Jeffrey Kottler says he saved the most difficult subject for last in his book, “Change”, and it is addressed by Chapter 13, “Soliciting Support and Resolving Conflicts in Relationships”. He isn’t kidding. There are some really tough things in this chapter, often dealing with abusive spouses, parents with addictions, and family problems out the wazoo. It is both a problem in and of itself as well as an obstacle to other changes being accomplished. A list he includes of the types of changes you would like to make in relationships is an extremely powerful one, simply put:
- Changing the patterns of those that are frustrating, unsatisfying, or unfulfilling;
- Setting boundaries for relationships that aren’t meeting your needs or are taking a bite out of your soul;
- Reducing the level and intensity of conflicts with others, especially those locked into repetitive patterns;
- Ending relationships that don’t seem amenable to necessary changes;
- Enhancing intimacy with friends and loved ones;
- Feeling and expressing more love and caring in current relationships;
- Initiating and broadening new relationships that meet interests and needs that are currently unsatisfied;
- Experiencing more authentic, caring, honest, respectful, and fun exchanges with people on a daily basis;
- Processing and recovering from perceived slights and relational difficulties in the past;
- Practicing forgiveness to let some things go and move forward without lingering resentment; and,
- Learning from past mistakes, misjudgements, and relationship breaches in order to enhance future connections. [pp. 276-277]
If you’ve done any past soul-searching about relationships, you could likely read the above list and think, “Yes, please”. All of them sound good.
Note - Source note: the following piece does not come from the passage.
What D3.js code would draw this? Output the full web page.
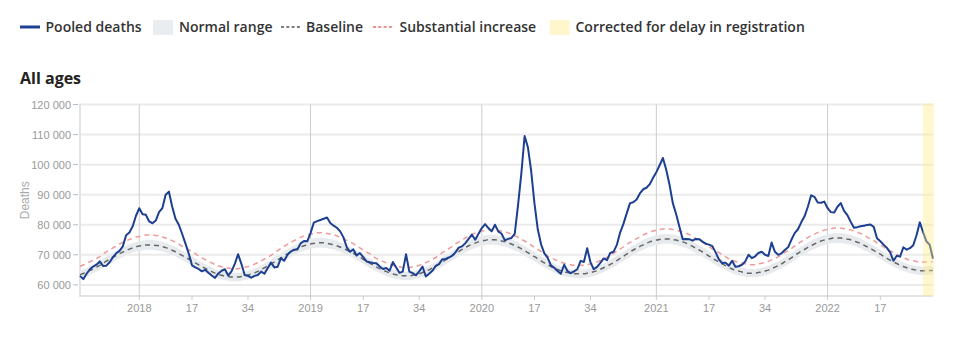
<!DOCTYPE html>
<html><head><meta charset="utf-8">
<script src="https://cdn.jsdelivr.net/npm/d3@7"></script>
<style>body{margin:0;background:#fff}svg{display:block}</style>
</head><body><svg id="c" width="962" height="339"></svg>
<script>
// ---- data ----
const yearWeeks = [[2017,52],[2018,52],[2019,52],[2020,53],[2021,52],[2022,52]];
const firstWeek = [2017,35];
const labelledWeeks = [17,34];
const pooledDeaths = [
63000,61900,63700,65200,66100,66700,67800,66300,66400,67500,69200,70500,71300,72800,76500,77400,79500,83000,85500,83500,
83300,81100,80500,81400,84200,85500,90000,91000,86000,82000,80000,77000,73800,70500,66500,65800,65300,64500,65000,64000,
63100,62300,63800,64700,65200,63100,64500,67000,70200,67000,63300,63000,62400,63000,63300,64400,63700,65600,67400,65800,
66000,68900,68000,70000,71100,71700,71800,73800,74600,74500,77200,80700,81200,81600,82000,82400,80600,79700,79000,77800,
75800,72500,71000,71800,69800,70600,69200,67800,67500,67300,67200,66100,65300,65600,64700,67600,65800,64000,64400,70200,
64400,63900,63200,64500,66100,62800,63700,64700,66300,66900,68500,68600,69100,69700,70800,72400,72800,73900,75300,76700,
75000,77000,78900,80200,78900,77800,80000,77800,77000,74800,75300,75600,77000,86500,97000,109500,105800,97800,87000,78500,
73500,70500,69000,66500,65700,64600,63700,66700,64600,63900,64500,65200,68000,67600,72200,67500,65200,66000,67300,68800,
68200,70600,71000,73300,77400,80300,83800,87200,87500,88400,90400,91800,92300,93500,95600,97500,99800,102200,98300,93300,
87200,83600,79300,75200,75300,75200,74700,75300,75200,74400,73700,73400,72900,70800,68500,67200,67400,66400,68000,66000,
66200,66700,67800,70000,68900,69500,70600,71000,70000,69600,74100,71000,70000,70500,71600,72500,75000,77200,78500,80800,
82800,86000,89800,89300,87400,87300,87700,85500,84200,84100,86000,87200,84600,83200,81000,79000,79200,79500,79700,79900,
80100,79300,75500,74500,73400,72300,70800,68000,69700,69400,72500,71700,72200,73200,76500,80800,77500,74500,73300,68700];
const baseline = [
63400,63800,64200,64800,65300,65900,66500,67200,67900,68500,69200,69800,70400,70900,71500,71900,72300,72700,72900,73100,
73300,73300,73300,73100,73000,72700,72400,72000,71500,71000,70400,69800,69200,68600,68000,67300,66700,66100,65500,64900,
64400,63900,63500,63200,62900,62800,62600,62600,62600,62800,63000,63300,63600,64000,64500,65100,65700,66300,66900,67600,
68300,69000,69700,70300,70900,71500,72100,72600,73000,73300,73600,73800,74000,74000,74000,73800,73600,73400,73000,72600,
72100,71600,71100,70500,69800,69200,68500,67800,67200,66600,65900,65400,64900,64400,64000,63600,63400,63200,63000,63000,
63000,63200,63400,63700,64100,64500,65000,65600,66200,66900,67600,68300,69000,69700,70400,71100,71800,72400,73000,73500,
73900,74300,74600,74800,75000,75000,75000,74800,74600,74400,74000,73600,73100,72600,72000,71400,70700,70000,69400,68700,
68000,67300,66700,66100,65600,65100,64700,64300,64100,63900,63700,63700,63700,63700,63900,64100,64400,64700,65200,65700,
66200,66800,67400,68100,68800,69500,70200,70900,71600,72200,72800,73300,73800,74300,74600,74900,75100,75300,75300,75300,
75100,74900,74600,74300,73900,73400,72800,72200,71600,71000,70300,69600,68900,68200,67600,67000,66400,65800,65300,64900,
64600,64300,64100,63900,63900,63900,64100,64300,64600,64900,65400,65900,66400,67000,67700,68300,69000,69800,70500,71200,
71800,72500,73100,73600,74100,74600,74900,75200,75400,75600,75600,75600,75400,75200,75000,74600,74200,73800,73200,72700,
72100,71500,70800,70200,69500,68800,68200,67600,67100,66500,66100,65700,65300,65100,64900,64700,64700,64700,64800,64800];
const substantialIncrease = [
66200,66600,67100,67700,68200,68800,69400,70300,71000,71600,72300,72900,73600,74100,74700,75100,75500,75900,76100,76400,
76600,76600,76600,76400,76300,75900,75600,75200,74700,74200,73600,72900,72300,71700,71100,70400,69600,69000,68400,67800,
67300,66700,66300,66000,65700,65600,65400,65400,65400,65600,65800,66100,66400,66900,67400,68000,68600,69200,69800,70700,
71400,72100,72800,73500,74100,74700,75300,75800,76300,76600,76900,77100,77300,77300,77300,77100,76900,76700,76300,75800,
75300,74800,74300,73700,72900,72300,71600,70900,70300,69500,68800,68300,67800,67300,66900,66400,66200,66000,65800,65800,
65800,66000,66200,66500,67000,67400,67900,68500,69100,69800,70700,71400,72100,72800,73600,74300,75000,75600,76300,76800,
77200,77600,77900,78100,78300,78300,78300,78100,77900,77700,77300,76900,76400,75800,75200,74600,73900,73200,72500,71800,
71100,70400,69600,69000,68500,68000,67600,67200,67000,66700,66500,66500,66500,66500,66700,67000,67300,67600,68100,68600,
69100,69700,70500,71200,71900,72600,73400,74100,74800,75400,76000,76600,77100,77600,77900,78200,78400,78600,78600,78600,
78400,78200,77900,77600,77200,76700,76000,75400,74800,74200,73500,72700,72000,71300,70700,70100,69300,68700,68200,67800,
67500,67200,67000,66700,66700,66700,67000,67200,67500,67800,68300,68800,69300,70100,70800,71400,72100,72900,73700,74400,
75000,75700,76400,76900,77400,77900,78200,78500,78700,78900,78900,78900,78700,78500,78300,77900,77500,77100,76500,75900,
75300,74700,74000,73400,72600,71900,71300,70700,70200,69400,69000,68600,68200,68000,67800,67600,67600,67600,67700,67700];
const correctedWeeks = 3;
const yTickValues = [60000,70000,80000,90000,100000,110000,120000];
const legendLabels = ["Pooled deaths","Normal range","Baseline","Substantial increase","Corrected for delay in registration"];
const titleText = "All ages";
const yLabel = "Deaths";

// ---- categories (ISO year-week) ----
const weeks = [];
{
  let yi = yearWeeks.findIndex(d => d[0] === firstWeek[0]);
  let w = firstWeek[1];
  while (weeks.length < pooledDeaths.length) {
    weeks.push({year: yearWeeks[yi][0], week: w});
    w++;
    if (w > yearWeeks[yi][1]) { w = 1; yi++; }
  }
}
const n = weeks.length;

// ---- layout ----
const svg = d3.select("#c");
const L = 80, R = 933, T = 104.5, B = 296;
const x = d3.scaleLinear().domain([0, n - 1]).range([L, R]);
const y = d3.scaleLinear().domain([56300, 120000]).range([B, T]);
const blue = "#1c3f91";
const tickFont = "'Liberation Sans', Arial, sans-serif";
const mainFont = "'Open Sans', sans-serif";

// legend
const lg = svg.append("g").attr("font-family", mainFont).attr("font-size", 14).attr("font-weight", 600).attr("fill", "#333");
const ly = 27;
lg.append("line").attr("x1", 20).attr("x2", 40).attr("y1", ly).attr("y2", ly).attr("stroke", blue).attr("stroke-width", 3);
lg.append("text").attr("x", 45.5).attr("y", ly + 5).text(legendLabels[0]);
lg.append("rect").attr("x", 153).attr("y", 20).attr("width", 20).attr("height", 15).attr("fill", "#eaedf0");
lg.append("text").attr("x", 179).attr("y", ly + 5).text(legendLabels[1]);
lg.append("line").attr("x1", 281).attr("x2", 301).attr("y1", ly).attr("y2", ly).attr("stroke", "#555").attr("stroke-width", 1.5).attr("stroke-dasharray", "3,2.3");
lg.append("text").attr("x", 306).attr("y", ly + 5).text(legendLabels[2]);
lg.append("line").attr("x1", 373).attr("x2", 393).attr("y1", ly).attr("y2", ly).attr("stroke", "#e66f6f").attr("stroke-width", 1.5).attr("stroke-dasharray", "3,2.3");
lg.append("text").attr("x", 399.5).attr("y", ly + 5).text(legendLabels[3]);
lg.append("rect").attr("x", 550).attr("y", 20).attr("width", 19.5).attr("height", 15).attr("fill", "#fff6cc");
lg.append("text").attr("x", 575.5).attr("y", ly + 5).text(legendLabels[4]);

// title
svg.append("text").attr("x", 20).attr("y", 83.5).attr("font-family", mainFont).attr("font-size", 16).attr("font-weight", 700).attr("fill", "#222").text(titleText);

// grid lines
const fmt = v => d3.format(",")(v).replace(/,/g, " ");
svg.append("g").selectAll("line").data(yTickValues).join("line")
  .attr("x1", L).attr("x2", R).attr("y1", d => y(d)).attr("y2", d => y(d))
  .attr("stroke", "#ebebeb").attr("stroke-width", 2);
svg.append("g").selectAll("line").data(yTickValues).join("line")
  .attr("x1", 73).attr("x2", 78).attr("y1", d => y(d)).attr("y2", d => y(d))
  .attr("stroke", "#bbb").attr("stroke-width", 1);
svg.append("g").attr("font-family", tickFont).attr("font-size", 11).attr("fill", "#999").attr("text-anchor", "end")
  .selectAll("text").data(yTickValues).join("text")
  .attr("x", 71).attr("y", d => y(d) + 4).text(fmt);
svg.append("text").attr("transform", `translate(29,${(T + B) / 2}) rotate(-90)`).attr("text-anchor", "middle")
  .attr("font-family", tickFont).attr("font-size", 12).attr("fill", "#aaa").text(yLabel);

// axes frame
svg.append("line").attr("x1", L).attr("x2", L).attr("y1", T - 1).attr("y2", B + 1).attr("stroke", "#e3e3e3").attr("stroke-width", 2);
svg.append("line").attr("x1", L - 1).attr("x2", R).attr("y1", B).attr("y2", B).attr("stroke", "#e3e3e3").attr("stroke-width", 2);

// x ticks
const xTicks = weeks.map((d, i) => ({...d, i})).filter(d => d.week === 1 || labelledWeeks.includes(d.week));
svg.append("g").selectAll("line").data(xTicks).join("line")
  .attr("x1", d => x(d.i)).attr("x2", d => x(d.i))
  .attr("y1", d => d.week === 1 ? T : B).attr("y2", B + 4)
  .attr("stroke", "#ccc").attr("stroke-width", 1);
svg.append("g").attr("font-family", tickFont).attr("font-size", 11).attr("fill", "#999").attr("text-anchor", "middle")
  .selectAll("text").data(xTicks).join("text")
  .attr("x", d => x(d.i)).attr("y", 312)
  .text(d => d.week === 1 ? d.year : d.week);

// normal range band (baseline ± 2 sd, sd = (substantial - baseline) / 4)
const band = d3.area().x((d, i) => x(i))
  .y0((d, i) => y(baseline[i] - (substantialIncrease[i] - baseline[i]) / 2))
  .y1((d, i) => y(baseline[i] + (substantialIncrease[i] - baseline[i]) / 2))
  .curve(d3.curveMonotoneX);
svg.append("path").datum(baseline).attr("d", band).attr("fill", "#e8ebee");

const lineGen = arr => d3.line().x((d, i) => x(i)).y(d => y(d)).curve(d3.curveMonotoneX)(arr);
svg.append("path").attr("d", lineGen(substantialIncrease)).attr("fill", "none").attr("stroke", "#ef9a9a").attr("stroke-width", 1.5).attr("stroke-dasharray", "5,4");
svg.append("path").attr("d", lineGen(baseline)).attr("fill", "none").attr("stroke", "#666").attr("stroke-width", 1.5).attr("stroke-dasharray", "5,4");

svg.append("path").datum(pooledDeaths)
  .attr("d", d3.line().x((d, i) => x(i)).y(d => y(d)))
  .attr("fill", "none").attr("stroke", blue).attr("stroke-width", 2).attr("stroke-linejoin", "round");

// corrected-for-delay overlay
svg.append("rect").attr("x", x(n - 1 - correctedWeeks)).attr("y", T - 1)
  .attr("width", x(n - 1) - x(n - 1 - correctedWeeks) + 1).attr("height", B - T + 1)
  .attr("fill", "rgb(255,236,130)").attr("opacity", 0.4);
</script></body></html>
I’ve certainly faced hard truths in the first four. In the end, it led me to one of my greatest insights and freedom from some avoidable pain…
I trust people to be who they are. Not who I want them to be, nor who I unrealistically expect they should be, but rather that they will be who they are. It’s stupid, I know, but it reminds me of a scene in a Star Trek: The Next Generation episode. Small geek diversion…Data is about to do a war game against Riker, and is trying to postulate what Riker will do. He starts to tie himself into knots to wondering if Data thinks that Riker will do X, then Riker could change his behaviour by knowing that Data thinks what he’ll do (X) and therefore Riker will do Y. Except if Riker knows that Data knows that Riker knows, etc…In the end, Troi counsels him that Riker can’t avoid being who he is at the heart (a risk taker with a penchant for innovative solutions). A stupid geeky reminder, but one that I find strangely comforting.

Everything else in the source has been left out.